• Provided material
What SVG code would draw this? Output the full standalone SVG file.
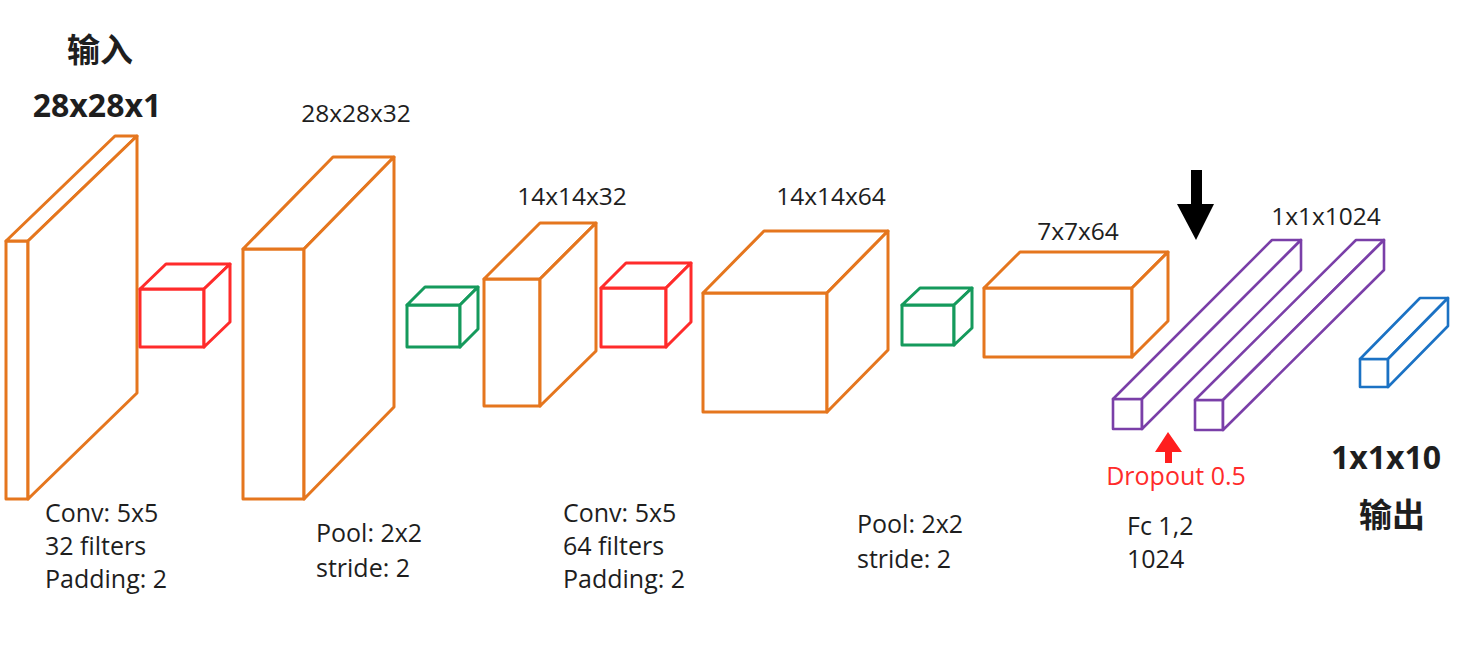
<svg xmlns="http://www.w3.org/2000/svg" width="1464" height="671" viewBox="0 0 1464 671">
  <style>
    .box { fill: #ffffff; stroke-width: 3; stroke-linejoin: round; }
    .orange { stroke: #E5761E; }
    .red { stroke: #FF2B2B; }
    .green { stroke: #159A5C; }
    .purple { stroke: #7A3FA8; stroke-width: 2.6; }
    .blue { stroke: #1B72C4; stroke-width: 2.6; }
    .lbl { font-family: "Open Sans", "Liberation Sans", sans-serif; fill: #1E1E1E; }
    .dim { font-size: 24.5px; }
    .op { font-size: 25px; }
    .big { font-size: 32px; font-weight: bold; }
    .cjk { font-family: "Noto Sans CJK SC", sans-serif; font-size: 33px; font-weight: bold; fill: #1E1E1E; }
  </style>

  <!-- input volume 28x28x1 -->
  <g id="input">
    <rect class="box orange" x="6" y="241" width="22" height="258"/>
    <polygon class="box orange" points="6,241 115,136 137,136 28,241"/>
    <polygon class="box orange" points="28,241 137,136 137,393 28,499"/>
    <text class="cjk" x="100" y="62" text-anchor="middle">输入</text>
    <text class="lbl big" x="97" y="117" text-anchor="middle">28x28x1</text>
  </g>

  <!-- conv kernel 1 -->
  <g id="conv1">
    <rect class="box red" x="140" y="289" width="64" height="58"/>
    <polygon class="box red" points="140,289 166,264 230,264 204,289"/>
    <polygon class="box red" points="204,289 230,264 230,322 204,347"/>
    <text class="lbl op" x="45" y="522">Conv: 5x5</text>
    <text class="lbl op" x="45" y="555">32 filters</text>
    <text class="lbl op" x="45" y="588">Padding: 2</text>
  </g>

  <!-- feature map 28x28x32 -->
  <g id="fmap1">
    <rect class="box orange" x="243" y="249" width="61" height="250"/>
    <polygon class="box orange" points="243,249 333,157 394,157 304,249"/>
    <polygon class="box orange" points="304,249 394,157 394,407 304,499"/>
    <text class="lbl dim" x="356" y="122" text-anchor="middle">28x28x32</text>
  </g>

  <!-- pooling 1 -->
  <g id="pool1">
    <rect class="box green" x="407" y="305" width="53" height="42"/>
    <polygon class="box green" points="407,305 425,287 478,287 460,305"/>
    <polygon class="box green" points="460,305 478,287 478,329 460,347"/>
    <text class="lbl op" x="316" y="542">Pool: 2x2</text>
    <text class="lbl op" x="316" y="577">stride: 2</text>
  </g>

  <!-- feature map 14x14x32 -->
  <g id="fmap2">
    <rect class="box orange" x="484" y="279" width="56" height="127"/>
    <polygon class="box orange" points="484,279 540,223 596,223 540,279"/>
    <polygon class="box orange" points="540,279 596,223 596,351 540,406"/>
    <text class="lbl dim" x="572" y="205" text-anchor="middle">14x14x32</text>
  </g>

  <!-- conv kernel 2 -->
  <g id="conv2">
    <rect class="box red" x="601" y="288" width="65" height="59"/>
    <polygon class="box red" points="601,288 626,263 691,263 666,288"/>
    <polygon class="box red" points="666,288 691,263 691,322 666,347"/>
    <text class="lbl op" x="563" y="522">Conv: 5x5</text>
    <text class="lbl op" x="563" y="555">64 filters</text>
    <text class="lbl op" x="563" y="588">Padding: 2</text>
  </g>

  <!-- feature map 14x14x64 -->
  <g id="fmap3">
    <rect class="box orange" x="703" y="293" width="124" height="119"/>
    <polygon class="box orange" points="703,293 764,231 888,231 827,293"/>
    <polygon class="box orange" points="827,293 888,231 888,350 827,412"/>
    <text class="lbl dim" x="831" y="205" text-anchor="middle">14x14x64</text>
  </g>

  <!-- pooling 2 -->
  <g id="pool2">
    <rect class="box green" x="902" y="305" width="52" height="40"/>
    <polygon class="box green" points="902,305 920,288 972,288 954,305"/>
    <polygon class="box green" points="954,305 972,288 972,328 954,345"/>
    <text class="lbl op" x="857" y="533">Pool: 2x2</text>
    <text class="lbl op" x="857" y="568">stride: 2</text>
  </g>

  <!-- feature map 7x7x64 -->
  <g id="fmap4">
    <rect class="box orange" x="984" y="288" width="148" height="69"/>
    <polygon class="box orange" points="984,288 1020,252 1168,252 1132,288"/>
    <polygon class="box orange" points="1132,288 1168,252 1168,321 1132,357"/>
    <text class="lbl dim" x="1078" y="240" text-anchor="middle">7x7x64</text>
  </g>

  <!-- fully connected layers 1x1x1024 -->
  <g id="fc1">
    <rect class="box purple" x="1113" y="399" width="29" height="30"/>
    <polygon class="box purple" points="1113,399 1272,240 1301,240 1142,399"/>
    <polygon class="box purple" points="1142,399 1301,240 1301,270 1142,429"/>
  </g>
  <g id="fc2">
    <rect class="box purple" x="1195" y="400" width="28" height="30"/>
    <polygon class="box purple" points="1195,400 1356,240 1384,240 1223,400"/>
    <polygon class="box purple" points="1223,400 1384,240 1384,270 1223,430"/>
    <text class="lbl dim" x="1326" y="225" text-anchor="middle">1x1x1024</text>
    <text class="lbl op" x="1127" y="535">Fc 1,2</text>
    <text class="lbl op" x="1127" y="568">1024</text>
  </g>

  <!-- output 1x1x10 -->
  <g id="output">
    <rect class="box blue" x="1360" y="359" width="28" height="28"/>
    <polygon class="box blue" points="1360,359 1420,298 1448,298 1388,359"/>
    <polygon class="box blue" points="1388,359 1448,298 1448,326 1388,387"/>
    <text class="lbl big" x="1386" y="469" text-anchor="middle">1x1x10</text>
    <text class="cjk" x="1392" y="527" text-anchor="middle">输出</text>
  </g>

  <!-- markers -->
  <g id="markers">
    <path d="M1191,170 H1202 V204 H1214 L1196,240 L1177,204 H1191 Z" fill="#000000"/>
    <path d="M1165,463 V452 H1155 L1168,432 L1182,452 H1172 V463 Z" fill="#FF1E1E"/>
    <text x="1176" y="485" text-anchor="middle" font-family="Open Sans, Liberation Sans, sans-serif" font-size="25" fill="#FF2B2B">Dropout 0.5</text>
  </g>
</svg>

• Task brief
Print out the whole of the material word for word, without pictures.

• Final result
What SVG code would draw this? Output the full standalone SVG file.
<svg xmlns="http://www.w3.org/2000/svg" width="1464" height="671" viewBox="0 0 1464 671">
  <style>
    .box { fill: #ffffff; stroke-width: 3; stroke-linejoin: round; }
    .orange { stroke: #E5761E; }
    .red { stroke: #FF2B2B; }
    .green { stroke: #159A5C; }
    .purple { stroke: #7A3FA8; stroke-width: 2.6; }
    .blue { stroke: #1B72C4; stroke-width: 2.6; }
    .lbl { font-family: "Open Sans", "Liberation Sans", sans-serif; fill: #1E1E1E; }
    .dim { font-size: 24.5px; }
    .op { font-size: 25px; }
    .big { font-size: 32px; font-weight: bold; }
    .cjk { font-family: "Noto Sans CJK SC", sans-serif; font-size: 33px; font-weight: bold; fill: #1E1E1E; }
  </style>

  <!-- input volume 28x28x1 -->
  <g id="input">
    <rect class="box orange" x="6" y="241" width="22" height="258"/>
    <polygon class="box orange" points="6,241 115,136 137,136 28,241"/>
    <polygon class="box orange" points="28,241 137,136 137,393 28,499"/>
    <text class="cjk" x="100" y="62" text-anchor="middle">输入</text>
    <text class="lbl big" x="97" y="117" text-anchor="middle">28x28x1</text>
  </g>

  <!-- conv kernel 1 -->
  <g id="conv1">
    <rect class="box red" x="140" y="289" width="64" height="58"/>
    <polygon class="box red" points="140,289 166,264 230,264 204,289"/>
    <polygon class="box red" points="204,289 230,264 230,322 204,347"/>
    <text class="lbl op" x="45" y="522">Conv: 5x5</text>
    <text class="lbl op" x="45" y="555">32 filters</text>
    <text class="lbl op" x="45" y="588">Padding: 2</text>
  </g>

  <!-- feature map 28x28x32 -->
  <g id="fmap1">
    <rect class="box orange" x="243" y="249" width="61" height="250"/>
    <polygon class="box orange" points="243,249 333,157 394,157 304,249"/>
    <polygon class="box orange" points="304,249 394,157 394,407 304,499"/>
    <text class="lbl dim" x="356" y="122" text-anchor="middle">28x28x32</text>
  </g>

  <!-- pooling 1 -->
  <g id="pool1">
    <rect class="box green" x="407" y="305" width="53" height="42"/>
    <polygon class="box green" points="407,305 425,287 478,287 460,305"/>
    <polygon class="box green" points="460,305 478,287 478,329 460,347"/>
    <text class="lbl op" x="316" y="542">Pool: 2x2</text>
    <text class="lbl op" x="316" y="577">stride: 2</text>
  </g>

  <!-- feature map 14x14x32 -->
  <g id="fmap2">
    <rect class="box orange" x="484" y="279" width="56" height="127"/>
    <polygon class="box orange" points="484,279 540,223 596,223 540,279"/>
    <polygon class="box orange" points="540,279 596,223 596,351 540,406"/>
    <text class="lbl dim" x="572" y="205" text-anchor="middle">14x14x32</text>
  </g>

  <!-- conv kernel 2 -->
  <g id="conv2">
    <rect class="box red" x="601" y="288" width="65" height="59"/>
    <polygon class="box red" points="601,288 626,263 691,263 666,288"/>
    <polygon class="box red" points="666,288 691,263 691,322 666,347"/>
    <text class="lbl op" x="563" y="522">Conv: 5x5</text>
    <text class="lbl op" x="563" y="555">64 filters</text>
    <text class="lbl op" x="563" y="588">Padding: 2</text>
  </g>

  <!-- feature map 14x14x64 -->
  <g id="fmap3">
    <rect class="box orange" x="703" y="293" width="124" height="119"/>
    <polygon class="box orange" points="703,293 764,231 888,231 827,293"/>
    <polygon class="box orange" points="827,293 888,231 888,350 827,412"/>
    <text class="lbl dim" x="831" y="205" text-anchor="middle">14x14x64</text>
  </g>

  <!-- pooling 2 -->
  <g id="pool2">
    <rect class="box green" x="902" y="305" width="52" height="40"/>
    <polygon class="box green" points="902,305 920,288 972,288 954,305"/>
    <polygon class="box green" points="954,305 972,288 972,328 954,345"/>
    <text class="lbl op" x="857" y="533">Pool: 2x2</text>
    <text class="lbl op" x="857" y="568">stride: 2</text>
  </g>

  <!-- feature map 7x7x64 -->
  <g id="fmap4">
    <rect class="box orange" x="984" y="288" width="148" height="69"/>
    <polygon class="box orange" points="984,288 1020,252 1168,252 1132,288"/>
    <polygon class="box orange" points="1132,288 1168,252 1168,321 1132,357"/>
    <text class="lbl dim" x="1078" y="240" text-anchor="middle">7x7x64</text>
  </g>

  <!-- fully connected layers 1x1x1024 -->
  <g id="fc1">
    <rect class="box purple" x="1113" y="399" width="29" height="30"/>
    <polygon class="box purple" points="1113,399 1272,240 1301,240 1142,399"/>
    <polygon class="box purple" points="1142,399 1301,240 1301,270 1142,429"/>
  </g>
  <g id="fc2">
    <rect class="box purple" x="1195" y="400" width="28" height="30"/>
    <polygon class="box purple" points="1195,400 1356,240 1384,240 1223,400"/>
    <polygon class="box purple" points="1223,400 1384,240 1384,270 1223,430"/>
    <text class="lbl dim" x="1326" y="225" text-anchor="middle">1x1x1024</text>
    <text class="lbl op" x="1127" y="535">Fc 1,2</text>
    <text class="lbl op" x="1127" y="568">1024</text>
  </g>

  <!-- output 1x1x10 -->
  <g id="output">
    <rect class="box blue" x="1360" y="359" width="28" height="28"/>
    <polygon class="box blue" points="1360,359 1420,298 1448,298 1388,359"/>
    <polygon class="box blue" points="1388,359 1448,298 1448,326 1388,387"/>
    <text class="lbl big" x="1386" y="469" text-anchor="middle">1x1x10</text>
    <text class="cjk" x="1392" y="527" text-anchor="middle">输出</text>
  </g>

  <!-- markers -->
  <g id="markers">
    <path d="M1191,170 H1202 V204 H1214 L1196,240 L1177,204 H1191 Z" fill="#000000"/>
    <path d="M1165,463 V452 H1155 L1168,432 L1182,452 H1172 V463 Z" fill="#FF1E1E"/>
    <text x="1176" y="485" text-anchor="middle" font-family="Open Sans, Liberation Sans, sans-serif" font-size="25" fill="#FF2B2B">Dropout 0.5</text>
  </g>
</svg>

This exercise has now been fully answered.